_Exercise objective_:
Below are entries. Give back exactly the lines from the one containing "Generate a web" through the one containing "const decades = [2, 3, 4, 5, 6]", inclusive, without the pictures.

(Entries with chart source code)
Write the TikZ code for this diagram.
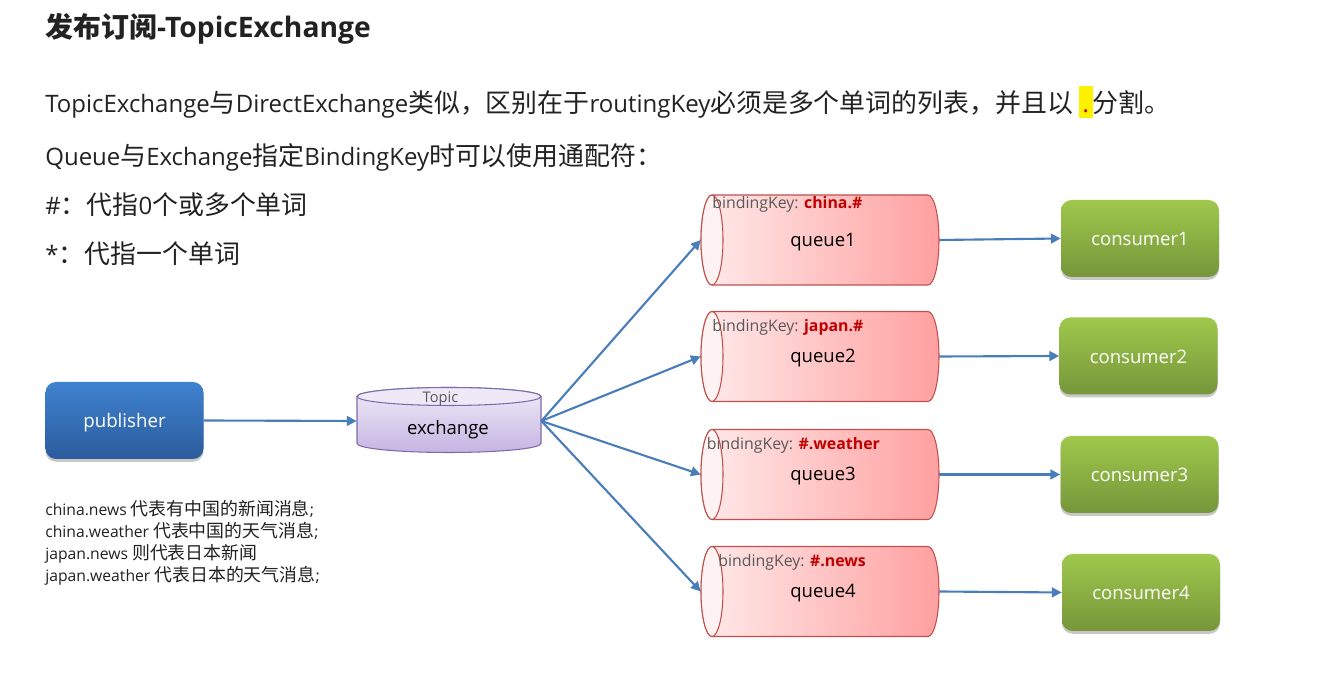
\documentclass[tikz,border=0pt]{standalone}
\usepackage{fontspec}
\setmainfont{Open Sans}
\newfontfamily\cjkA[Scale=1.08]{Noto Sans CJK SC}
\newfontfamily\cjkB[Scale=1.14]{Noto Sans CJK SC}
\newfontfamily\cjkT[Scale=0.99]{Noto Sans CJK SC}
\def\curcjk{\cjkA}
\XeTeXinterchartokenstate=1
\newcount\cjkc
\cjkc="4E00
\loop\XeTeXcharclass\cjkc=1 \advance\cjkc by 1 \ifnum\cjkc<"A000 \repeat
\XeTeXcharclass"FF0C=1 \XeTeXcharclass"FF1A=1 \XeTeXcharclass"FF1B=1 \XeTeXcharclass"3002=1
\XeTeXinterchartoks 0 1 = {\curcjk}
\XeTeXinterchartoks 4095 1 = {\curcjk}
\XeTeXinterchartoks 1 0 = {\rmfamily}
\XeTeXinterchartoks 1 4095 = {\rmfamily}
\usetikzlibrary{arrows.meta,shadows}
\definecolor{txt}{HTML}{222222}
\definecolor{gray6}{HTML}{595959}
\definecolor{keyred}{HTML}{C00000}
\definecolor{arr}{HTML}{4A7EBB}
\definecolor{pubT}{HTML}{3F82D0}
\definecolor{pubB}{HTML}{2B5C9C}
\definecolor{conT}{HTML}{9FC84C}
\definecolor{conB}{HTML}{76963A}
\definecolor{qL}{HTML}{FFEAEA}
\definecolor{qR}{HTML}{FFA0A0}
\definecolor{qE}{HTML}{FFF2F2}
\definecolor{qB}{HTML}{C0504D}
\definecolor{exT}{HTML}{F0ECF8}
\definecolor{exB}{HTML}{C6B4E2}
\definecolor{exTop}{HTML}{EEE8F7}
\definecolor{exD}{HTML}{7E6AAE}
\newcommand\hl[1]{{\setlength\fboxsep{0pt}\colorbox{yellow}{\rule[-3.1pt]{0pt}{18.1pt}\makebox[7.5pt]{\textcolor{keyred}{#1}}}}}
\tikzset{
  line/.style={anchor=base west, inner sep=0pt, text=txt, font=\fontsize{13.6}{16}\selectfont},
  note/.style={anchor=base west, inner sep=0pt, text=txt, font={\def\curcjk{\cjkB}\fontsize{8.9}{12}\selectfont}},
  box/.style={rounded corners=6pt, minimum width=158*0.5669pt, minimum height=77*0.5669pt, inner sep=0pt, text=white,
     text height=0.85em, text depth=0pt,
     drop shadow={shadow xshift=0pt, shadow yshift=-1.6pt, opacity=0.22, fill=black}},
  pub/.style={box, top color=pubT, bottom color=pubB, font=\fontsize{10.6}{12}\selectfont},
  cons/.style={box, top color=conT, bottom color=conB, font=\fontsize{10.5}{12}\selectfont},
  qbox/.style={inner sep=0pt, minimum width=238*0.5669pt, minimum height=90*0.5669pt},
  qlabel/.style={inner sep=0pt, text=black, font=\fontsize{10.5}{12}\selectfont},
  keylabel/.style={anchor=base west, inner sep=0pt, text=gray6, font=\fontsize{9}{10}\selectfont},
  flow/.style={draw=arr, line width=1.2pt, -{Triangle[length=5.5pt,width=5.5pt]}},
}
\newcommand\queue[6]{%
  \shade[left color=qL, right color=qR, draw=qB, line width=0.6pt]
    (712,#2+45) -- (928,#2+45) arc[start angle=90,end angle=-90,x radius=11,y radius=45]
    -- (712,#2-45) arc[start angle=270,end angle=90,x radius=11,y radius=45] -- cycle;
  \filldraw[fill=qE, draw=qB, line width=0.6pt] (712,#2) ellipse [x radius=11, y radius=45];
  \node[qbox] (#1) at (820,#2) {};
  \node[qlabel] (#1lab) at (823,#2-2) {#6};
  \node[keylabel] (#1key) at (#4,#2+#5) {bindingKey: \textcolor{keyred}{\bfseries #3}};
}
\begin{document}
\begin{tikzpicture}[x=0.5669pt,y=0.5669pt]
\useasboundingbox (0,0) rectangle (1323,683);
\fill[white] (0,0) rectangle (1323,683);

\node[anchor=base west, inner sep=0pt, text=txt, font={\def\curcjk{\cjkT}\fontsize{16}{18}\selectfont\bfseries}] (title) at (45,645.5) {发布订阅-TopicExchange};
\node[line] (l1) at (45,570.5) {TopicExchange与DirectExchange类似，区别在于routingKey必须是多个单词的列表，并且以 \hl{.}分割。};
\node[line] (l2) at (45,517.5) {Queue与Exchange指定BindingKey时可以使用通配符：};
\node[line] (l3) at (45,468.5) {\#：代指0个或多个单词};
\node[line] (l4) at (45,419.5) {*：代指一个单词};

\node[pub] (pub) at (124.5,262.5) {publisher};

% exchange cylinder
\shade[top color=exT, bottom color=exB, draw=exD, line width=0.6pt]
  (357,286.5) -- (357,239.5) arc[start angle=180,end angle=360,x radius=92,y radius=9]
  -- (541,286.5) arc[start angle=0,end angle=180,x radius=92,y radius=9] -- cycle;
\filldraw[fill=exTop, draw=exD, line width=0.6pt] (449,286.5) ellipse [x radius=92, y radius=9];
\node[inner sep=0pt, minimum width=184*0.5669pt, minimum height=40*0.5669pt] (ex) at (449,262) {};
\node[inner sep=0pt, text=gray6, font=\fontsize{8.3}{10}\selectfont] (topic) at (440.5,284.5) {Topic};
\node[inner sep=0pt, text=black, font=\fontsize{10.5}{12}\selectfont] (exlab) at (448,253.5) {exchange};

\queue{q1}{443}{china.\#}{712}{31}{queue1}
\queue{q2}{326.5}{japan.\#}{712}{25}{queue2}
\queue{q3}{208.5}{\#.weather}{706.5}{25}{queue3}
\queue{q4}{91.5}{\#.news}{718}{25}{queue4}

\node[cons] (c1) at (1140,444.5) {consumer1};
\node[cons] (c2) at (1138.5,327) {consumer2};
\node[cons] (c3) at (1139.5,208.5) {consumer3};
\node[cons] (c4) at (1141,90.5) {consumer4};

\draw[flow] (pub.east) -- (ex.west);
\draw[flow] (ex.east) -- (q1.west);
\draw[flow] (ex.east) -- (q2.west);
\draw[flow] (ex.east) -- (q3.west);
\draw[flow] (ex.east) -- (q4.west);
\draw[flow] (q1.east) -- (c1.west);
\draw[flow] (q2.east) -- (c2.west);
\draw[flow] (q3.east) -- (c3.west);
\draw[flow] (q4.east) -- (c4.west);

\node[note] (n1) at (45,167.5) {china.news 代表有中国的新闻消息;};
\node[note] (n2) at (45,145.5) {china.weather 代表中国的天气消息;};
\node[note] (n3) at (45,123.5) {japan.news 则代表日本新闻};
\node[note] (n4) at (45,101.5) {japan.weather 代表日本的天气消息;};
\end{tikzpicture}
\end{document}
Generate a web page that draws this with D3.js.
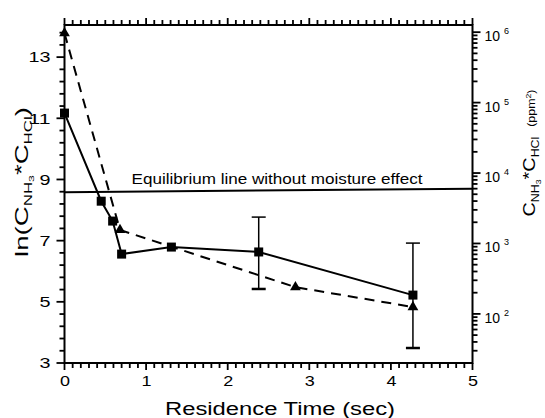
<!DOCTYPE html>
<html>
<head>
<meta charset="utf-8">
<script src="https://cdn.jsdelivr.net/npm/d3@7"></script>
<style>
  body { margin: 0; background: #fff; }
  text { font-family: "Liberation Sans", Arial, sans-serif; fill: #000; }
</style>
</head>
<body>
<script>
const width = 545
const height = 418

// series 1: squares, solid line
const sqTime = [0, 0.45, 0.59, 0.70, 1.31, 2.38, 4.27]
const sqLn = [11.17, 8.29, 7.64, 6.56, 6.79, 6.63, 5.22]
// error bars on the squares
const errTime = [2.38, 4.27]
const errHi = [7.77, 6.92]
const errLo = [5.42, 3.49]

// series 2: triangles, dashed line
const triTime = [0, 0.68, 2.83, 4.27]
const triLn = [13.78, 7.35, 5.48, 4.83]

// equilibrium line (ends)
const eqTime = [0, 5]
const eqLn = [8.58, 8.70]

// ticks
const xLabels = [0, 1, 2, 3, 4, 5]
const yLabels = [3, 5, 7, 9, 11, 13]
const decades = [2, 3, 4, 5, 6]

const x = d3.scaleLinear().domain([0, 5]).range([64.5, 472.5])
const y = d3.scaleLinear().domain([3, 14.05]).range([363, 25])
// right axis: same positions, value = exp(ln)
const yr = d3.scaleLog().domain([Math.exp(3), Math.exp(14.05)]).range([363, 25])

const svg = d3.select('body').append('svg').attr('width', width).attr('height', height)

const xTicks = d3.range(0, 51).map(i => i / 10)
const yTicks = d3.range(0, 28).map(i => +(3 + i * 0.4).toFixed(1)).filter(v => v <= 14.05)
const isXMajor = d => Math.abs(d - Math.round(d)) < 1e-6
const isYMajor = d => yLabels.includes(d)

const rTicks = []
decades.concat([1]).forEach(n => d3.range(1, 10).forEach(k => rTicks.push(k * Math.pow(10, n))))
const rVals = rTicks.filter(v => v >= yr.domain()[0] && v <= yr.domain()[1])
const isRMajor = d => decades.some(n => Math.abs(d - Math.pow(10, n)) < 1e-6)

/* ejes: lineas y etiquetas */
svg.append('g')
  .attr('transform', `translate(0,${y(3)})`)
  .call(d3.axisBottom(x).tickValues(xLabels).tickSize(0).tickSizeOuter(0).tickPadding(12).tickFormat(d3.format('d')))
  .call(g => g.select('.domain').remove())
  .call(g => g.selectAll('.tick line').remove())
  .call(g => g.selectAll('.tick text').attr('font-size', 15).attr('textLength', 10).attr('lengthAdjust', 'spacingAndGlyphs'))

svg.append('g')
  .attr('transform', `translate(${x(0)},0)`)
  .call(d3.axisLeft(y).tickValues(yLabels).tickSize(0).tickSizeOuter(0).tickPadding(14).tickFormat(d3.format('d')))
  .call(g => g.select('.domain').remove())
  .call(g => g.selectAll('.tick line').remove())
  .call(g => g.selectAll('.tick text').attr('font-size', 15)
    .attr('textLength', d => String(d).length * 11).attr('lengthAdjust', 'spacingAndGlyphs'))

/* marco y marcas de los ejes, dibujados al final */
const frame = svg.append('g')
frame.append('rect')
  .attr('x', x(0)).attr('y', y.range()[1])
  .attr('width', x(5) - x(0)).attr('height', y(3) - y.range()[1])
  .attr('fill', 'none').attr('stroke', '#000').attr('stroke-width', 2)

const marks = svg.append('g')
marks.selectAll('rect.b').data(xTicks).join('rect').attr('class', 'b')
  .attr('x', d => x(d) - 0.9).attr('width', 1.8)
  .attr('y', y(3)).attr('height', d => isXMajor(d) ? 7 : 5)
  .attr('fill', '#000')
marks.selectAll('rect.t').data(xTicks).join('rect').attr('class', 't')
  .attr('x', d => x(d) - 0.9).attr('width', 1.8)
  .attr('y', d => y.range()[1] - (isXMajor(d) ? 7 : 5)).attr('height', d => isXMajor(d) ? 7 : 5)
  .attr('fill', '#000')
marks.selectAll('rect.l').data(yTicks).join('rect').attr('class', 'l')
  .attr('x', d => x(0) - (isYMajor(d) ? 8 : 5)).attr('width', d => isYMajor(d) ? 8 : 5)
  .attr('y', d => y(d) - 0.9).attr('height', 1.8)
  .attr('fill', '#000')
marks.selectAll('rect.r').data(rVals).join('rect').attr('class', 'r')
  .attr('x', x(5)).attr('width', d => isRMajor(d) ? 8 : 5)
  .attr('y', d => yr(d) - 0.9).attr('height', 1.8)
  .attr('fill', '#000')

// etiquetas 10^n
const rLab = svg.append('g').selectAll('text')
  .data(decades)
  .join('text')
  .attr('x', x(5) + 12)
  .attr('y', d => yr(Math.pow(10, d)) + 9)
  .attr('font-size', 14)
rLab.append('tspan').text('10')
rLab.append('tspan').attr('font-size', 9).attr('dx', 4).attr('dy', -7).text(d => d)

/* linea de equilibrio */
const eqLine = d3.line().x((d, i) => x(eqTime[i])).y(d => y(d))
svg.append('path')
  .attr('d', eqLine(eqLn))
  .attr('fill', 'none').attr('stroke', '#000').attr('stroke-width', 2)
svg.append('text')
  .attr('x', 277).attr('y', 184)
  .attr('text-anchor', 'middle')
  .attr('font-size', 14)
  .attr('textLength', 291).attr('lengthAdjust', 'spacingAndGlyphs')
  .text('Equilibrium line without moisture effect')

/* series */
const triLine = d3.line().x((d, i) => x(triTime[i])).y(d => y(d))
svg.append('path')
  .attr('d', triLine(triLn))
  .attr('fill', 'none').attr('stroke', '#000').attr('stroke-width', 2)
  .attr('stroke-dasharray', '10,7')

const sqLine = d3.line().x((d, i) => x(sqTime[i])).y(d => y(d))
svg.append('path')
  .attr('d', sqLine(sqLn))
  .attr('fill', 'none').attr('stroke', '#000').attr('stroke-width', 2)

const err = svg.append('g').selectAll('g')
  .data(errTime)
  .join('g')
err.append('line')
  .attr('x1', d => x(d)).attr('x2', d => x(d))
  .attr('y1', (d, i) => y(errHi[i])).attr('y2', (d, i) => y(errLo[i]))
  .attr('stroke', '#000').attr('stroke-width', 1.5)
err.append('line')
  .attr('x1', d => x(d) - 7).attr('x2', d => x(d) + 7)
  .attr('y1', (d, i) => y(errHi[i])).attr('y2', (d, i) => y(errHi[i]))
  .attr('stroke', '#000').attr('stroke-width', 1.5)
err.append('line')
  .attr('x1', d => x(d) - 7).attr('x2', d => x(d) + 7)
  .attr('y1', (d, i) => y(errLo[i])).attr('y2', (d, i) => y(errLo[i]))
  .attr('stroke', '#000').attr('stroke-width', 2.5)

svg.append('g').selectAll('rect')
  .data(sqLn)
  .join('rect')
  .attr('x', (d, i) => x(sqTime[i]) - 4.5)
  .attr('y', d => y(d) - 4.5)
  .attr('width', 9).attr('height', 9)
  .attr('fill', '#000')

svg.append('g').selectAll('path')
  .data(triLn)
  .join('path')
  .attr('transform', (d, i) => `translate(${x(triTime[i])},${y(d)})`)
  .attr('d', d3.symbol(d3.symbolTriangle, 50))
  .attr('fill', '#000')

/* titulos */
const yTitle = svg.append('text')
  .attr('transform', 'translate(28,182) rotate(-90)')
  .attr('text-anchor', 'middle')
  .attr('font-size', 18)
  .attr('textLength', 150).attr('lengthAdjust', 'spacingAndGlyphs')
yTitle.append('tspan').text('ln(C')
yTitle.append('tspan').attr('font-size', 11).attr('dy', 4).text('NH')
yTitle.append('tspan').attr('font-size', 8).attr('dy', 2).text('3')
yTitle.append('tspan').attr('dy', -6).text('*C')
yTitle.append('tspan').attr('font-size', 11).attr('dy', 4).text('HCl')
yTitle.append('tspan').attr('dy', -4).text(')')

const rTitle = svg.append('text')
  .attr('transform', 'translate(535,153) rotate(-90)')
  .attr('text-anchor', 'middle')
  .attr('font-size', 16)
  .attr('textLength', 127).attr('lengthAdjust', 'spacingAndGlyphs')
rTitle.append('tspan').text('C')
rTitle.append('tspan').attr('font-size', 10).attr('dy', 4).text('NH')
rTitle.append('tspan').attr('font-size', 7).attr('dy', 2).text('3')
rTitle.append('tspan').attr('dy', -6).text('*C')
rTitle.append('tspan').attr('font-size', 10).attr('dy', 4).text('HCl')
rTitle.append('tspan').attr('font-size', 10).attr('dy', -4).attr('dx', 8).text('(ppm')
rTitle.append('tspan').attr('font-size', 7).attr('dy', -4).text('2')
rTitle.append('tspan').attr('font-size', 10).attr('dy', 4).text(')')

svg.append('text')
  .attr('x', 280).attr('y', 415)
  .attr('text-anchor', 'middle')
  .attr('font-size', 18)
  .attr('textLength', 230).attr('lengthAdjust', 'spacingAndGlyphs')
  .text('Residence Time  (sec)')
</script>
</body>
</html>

_Exercise result_:
Generate a web page that draws this with D3.js.
<!DOCTYPE html>
<html>
<head>
<meta charset="utf-8">
<script src="https://cdn.jsdelivr.net/npm/d3@7"></script>
<style>
  body { margin: 0; background: #fff; }
  text { font-family: "Liberation Sans", Arial, sans-serif; fill: #000; }
</style>
</head>
<body>
<script>
const width = 545
const height = 418

// series 1: squares, solid line
const sqTime = [0, 0.45, 0.59, 0.70, 1.31, 2.38, 4.27]
const sqLn = [11.17, 8.29, 7.64, 6.56, 6.79, 6.63, 5.22]
// error bars on the squares
const errTime = [2.38, 4.27]
const errHi = [7.77, 6.92]
const errLo = [5.42, 3.49]

// series 2: triangles, dashed line
const triTime = [0, 0.68, 2.83, 4.27]
const triLn = [13.78, 7.35, 5.48, 4.83]

// equilibrium line (ends)
const eqTime = [0, 5]
const eqLn = [8.58, 8.70]

// ticks
const xLabels = [0, 1, 2, 3, 4, 5]
const yLabels = [3, 5, 7, 9, 11, 13]
const decades = [2, 3, 4, 5, 6]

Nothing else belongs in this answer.